--- start of Given entries ---

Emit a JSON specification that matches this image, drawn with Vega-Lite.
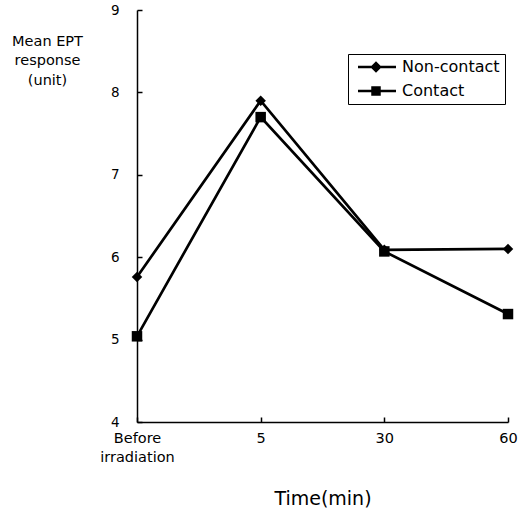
{
  "$schema": "https://vega.github.io/schema/vega-lite/v6.json",
  "width": 371,
  "height": 412,
  "autosize": "none",
  "padding": {"left": 137, "top": 10, "right": 10, "bottom": 89},
  "background": "white",
  "config": {
    "view": {"stroke": null},
    "font": "DejaVu Sans",
    "axis": {"grid": false, "domainColor": "black", "domainWidth": 1.5, "tickColor": "black", "tickWidth": 1.5, "labelColor": "black", "titleColor": "black", "titleFontWeight": "normal"}
  },
  "data": {
    "values": [
      {"time": "Before irradiation", "group": "Non-contact", "value": 5.76},
      {"time": "5", "group": "Non-contact", "value": 7.9},
      {"time": "30", "group": "Non-contact", "value": 6.09},
      {"time": "60", "group": "Non-contact", "value": 6.1},
      {"time": "Before irradiation", "group": "Contact", "value": 5.04},
      {"time": "5", "group": "Contact", "value": 7.7},
      {"time": "30", "group": "Contact", "value": 6.07},
      {"time": "60", "group": "Contact", "value": 5.31}
    ]
  },
  "encoding": {
    "x": {
      "field": "time", "type": "ordinal",
      "sort": ["Before irradiation", "5", "30", "60"],
      "scale": {"type": "point", "padding": 0},
      "axis": {
        "title": "Time(min)", "titleFontSize": 19, "titlePadding": 26,
        "labelAngle": 0, "labelFontSize": 14.5, "labelExpr": "split(datum.label, ' ')",
        "labelLineHeight": 19, "labelPadding": 14, "tickSize": -5, "labelBaseline": "top"
      }
    },
    "y": {
      "field": "value", "type": "quantitative",
      "scale": {"domain": [4, 9], "nice": false, "zero": false},
      "axis": {
        "values": [4, 5, 6, 7, 8, 9], "labelFontSize": 13.5, "labelPadding": 23, "tickSize": -5,
        "title": ["Mean EPT", "response", "(unit)"], "titleAngle": 0, "titleFontSize": 14.5,
        "titleX": -90, "titleY": 24, "titleAlign": "center", "titleBaseline": "top", "titleLineHeight": 19.5
      }
    }
  },
  "layer": [
    {
      "mark": {"type": "line", "strokeWidth": 2.7, "color": "black"},
      "encoding": {"detail": {"field": "group"}}
    },
    {
      "mark": {"type": "point", "filled": true, "color": "black", "size": 110, "opacity": 1},
      "encoding": {
        "shape": {
          "field": "group", "type": "nominal",
          "scale": {"domain": ["Non-contact", "Contact"], "range": ["diamond", "square"]},
          "legend": null
        }
      }
    },
    {
      "mark": {"type": "point", "filled": true, "color": "black", "size": 0, "opacity": 1},
      "encoding": {
        "shape": {
          "field": "group", "type": "nominal",
          "scale": {"domain": ["Non-contact", "Contact"], "range": ["M-0.6,-0.26L7,-0.26L7,0.26L-0.6,0.26ZM3,-1.15L4.15,0L3,1.15L1.85,0Z", "M-0.6,-0.26L7,-0.26L7,0.26L-0.6,0.26ZM2.05,-0.95L3.95,-0.95L3.95,0.95L2.05,0.95Z"]},
          "legend": {
            "title": null, "orient": "none", "legendX": 211, "legendY": 44,
            "strokeColor": "black", "padding": 5, "labelFontSize": 16, "labelColor": "black",
            "symbolSize": 100, "symbolStrokeWidth": 0, "symbolFillColor": "black", "symbolOpacity": 1,
            "rowPadding": 8, "labelOffset": 33,
            "encode": {
              "symbols": {
                "fill": {"value": "black"},
                "fillOpacity": {"value": 1}
              }
            }
          }
        }
      }
    }
  ],
  "resolve": {"scale": {"shape": "independent"}}
}
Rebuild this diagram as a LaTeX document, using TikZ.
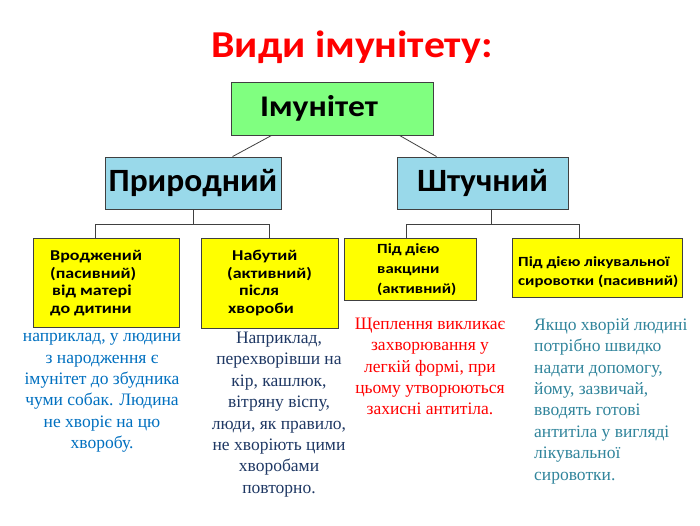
\documentclass[tikz,border=0pt]{standalone}
\usepackage{fontspec}
\setmainfont{Carlito}
\newfontfamily\serifru{Liberation Serif}
\newfontfamily\titlefont[FakeStretch=1.1]{Carlito}
\newfontfamily\imunfont[FakeStretch=1.12]{Carlito}
\newfontfamily\midfont[FakeStretch=1.03]{Carlito}
\newfontfamily\lowfont[FakeStretch=1.2]{Carlito}
\usetikzlibrary{calc}
\definecolor{titlered}{HTML}{FF0000}
\definecolor{boxgreen}{HTML}{80FF80}
\definecolor{boxblue}{HTML}{99D9EA}
\definecolor{boxyellow}{HTML}{FFFF00}
\definecolor{edgegray}{HTML}{404040}
\definecolor{txtblue}{HTML}{0070C0}
\definecolor{txtnavy}{HTML}{1F3864}
\definecolor{txtred}{HTML}{FF0000}
\definecolor{txtteal}{HTML}{31859C}
\tikzset{
  box/.style={draw=edgegray, line width=0.9pt, inner sep=0pt},
  topbox/.style={box, fill=boxgreen},
  midbox/.style={box, fill=boxblue},
  lowbox/.style={box, fill=boxyellow},
  boxtext/.style={inner sep=0pt, font=\lowfont\fontsize{15}{17.7}\selectfont\bfseries, align=left, text=black},
  note/.style={inner sep=0pt, font=\serifru\fontsize{17.5}{21.4}\selectfont},
  link/.style={draw=edgegray, line width=0.8pt}
}
\begin{document}
\begin{tikzpicture}[x=1pt,y=-1pt]
\useasboundingbox[fill=white] (0,0) rectangle (700,525);
% title
\node[inner sep=0pt, anchor=base, text=titlered, font=\titlefont\fontsize{38}{40}\selectfont\bfseries] (title) at (352,57) {Види імунітету:};
% boxes
\node[topbox, minimum width=202pt, minimum height=53pt, font=\imunfont\fontsize{30}{32}\selectfont\bfseries] (imun) at (332,108.5) {Імунітет\kern26pt};
\node[midbox, minimum width=176pt, minimum height=52pt, font=\midfont\fontsize{32.5}{34}\selectfont\bfseries] (prir) at (193,183) {Природний};
\node[midbox, minimum width=171pt, minimum height=52pt, font=\midfont\fontsize{32.5}{34}\selectfont\bfseries] (shtu) at (482.5,183) {Штучний};
\node[lowbox, minimum width=146pt, minimum height=89pt] (b1) at (106,282.5) {};
\node[lowbox, minimum width=137pt, minimum height=90pt] (b2) at (269.5,283) {};
\node[lowbox, minimum width=132pt, minimum height=62pt] (b3) at (410,269) {};
\node[lowbox, minimum width=170pt, minimum height=59pt] (b4) at (597,267.5) {};
% box texts
\node[boxtext, anchor=west] (t1) at (50,283) {Вроджений\\(пасивний)\\\hspace{2pt}від матері\\до дитини};
\node[boxtext, anchor=west] (t2) at (227,283) {\hspace{5pt}Набутий\\(активний)\\\hspace{12pt}після\\\hspace{1pt}хвороби};
\node[boxtext, anchor=west, font=\lowfont\fontsize{14}{20}\selectfont\bfseries] (t3) at (377,269.5) {Під дією\\вакцини\\(активний)};
\node[boxtext, anchor=west, font=\lowfont\fontsize{14}{19}\selectfont\bfseries] (t4) at (518,272) {Під дією лікувальної\\сировотки (пасивний)};
% connectors
\draw[link] ($(imun.south west)+(41,0)$) -- ($(prir.north west)+(128,0)$);
\draw[link] ($(imun.south west)+(169,0)$) -- ($(shtu.north west)+(40,0)$);
\draw[link] (prir.south) -- ++(0,15) coordinate (pj);
\draw[link] ($(b1.north west)+(63,0)$) |- (pj) -| (b2.north);
\draw[link] ($(shtu.south west)+(95,0)$) -- ++(0,15) coordinate (sj);
\draw[link] ($(b3.north west)+(63,0)$) |- (sj) -| ($(b4.north west)+(68,0)$);
% notes
\node[note, text=txtblue, align=center] (n1) at (102,393) {наприклад, у людини\\з народження є\\імунітет до збудника\\чуми собак. Людина\\не хворіє на цю\\хворобу.};
\node[note, text=txtnavy, align=center] (n2) at (279,414.5) {Наприклад,\\перехворівши на\\кір, кашлюк,\\вітряну віспу,\\люди, як правило,\\не хворіють цими\\хворобами\\повторно.};
\node[note, text=txtred, align=center] (n3) at (430,366.5) {Щеплення викликає\\захворювання у\\легкій формі, при\\цьому утворюються\\захисні антитіла.};
\node[note, text=txtteal, align=left, anchor=west] (n4) at (534,401) {Якщо хворій людині\\потрібно швидко\\надати допомогу,\\йому, зазвичай,\\вводять готові\\антитіла у вигляді\\лікувальної\\сировотки.};
\end{tikzpicture}
\end{document}
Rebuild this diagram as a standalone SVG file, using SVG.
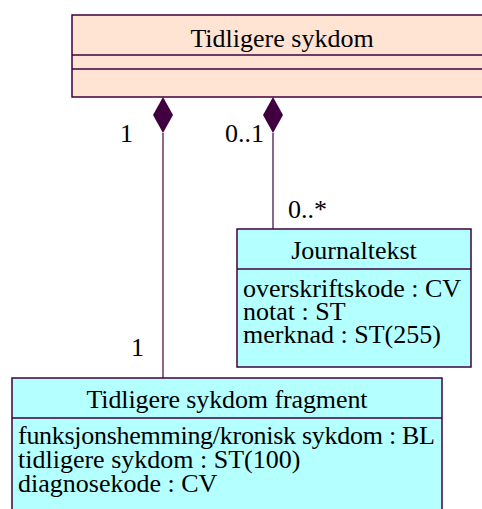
<svg xmlns="http://www.w3.org/2000/svg" width="482" height="509" viewBox="0 0 482 509">
<style>
text{font-family:"Liberation Serif","Times New Roman",serif;font-size:26px;fill:#000}
.c{text-anchor:middle}
.box{stroke:#400040;stroke-width:1.5}
.peach{fill:#FFE4D4}
.cyan{fill:#B4FFFF}
.ln{stroke:#400040;stroke-width:1.2;fill:none}
.dia{fill:#400040;stroke:none}
</style>
<rect width="482" height="509" fill="#fff"/>
<g id="tidligere-sykdom">
<rect class="box peach" x="72" y="15" width="420" height="82"/>
<line class="box" x1="72" y1="55" x2="492" y2="55"/>
<line class="box" x1="72" y1="69" x2="492" y2="69"/>
<text class="c" x="282" y="47">Tidligere sykdom</text>
</g>
<g id="journaltekst">
<rect class="box cyan" x="237" y="229" width="234" height="138"/>
<line class="box" x1="237" y1="269" x2="471" y2="269"/>
<text class="c" x="354" y="259">Journaltekst</text>
<text x="243" y="297">overskriftskode : CV<tspan x="243" y="320">notat : ST</tspan><tspan x="243" y="343">merknad : ST(255)</tspan></text>
</g>
<g id="fragment">
<rect class="box cyan" x="12" y="378" width="430" height="140"/>
<line class="box" x1="12" y1="418" x2="442" y2="418"/>
<text class="c" x="227" y="408" textLength="281" lengthAdjust="spacing">Tidligere sykdom fragment</text>
<text x="18" y="444"><tspan textLength="417" lengthAdjust="spacing">funksjonshemming/kronisk sykdom : BL</tspan><tspan x="18" y="468">tidligere sykdom : ST(100)</tspan><tspan x="18" y="492">diagnosekode : CV</tspan></text>
</g>
<g id="connectors">
<line class="ln" x1="163" y1="133" x2="163" y2="378"/>
<polygon class="dia" points="163,97 173,115 163,133 153,115"/>
<line class="ln" x1="273" y1="133" x2="273" y2="229"/>
<polygon class="dia" points="273,97 283,115 273,133 263,115"/>
<text x="120" y="142">1</text>
<text x="225" y="142">0..1</text>
<text x="288" y="218">0..*</text>
<text x="131" y="356">1</text>
</g>
</svg>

--- end of Given entries ---

Aim of the task> Using the listing above, gather each line that holds the string "diagram" and copy it.

Result below>
Rebuild this diagram as a LaTeX document, using TikZ.
Rebuild this diagram as a standalone SVG file, using SVG.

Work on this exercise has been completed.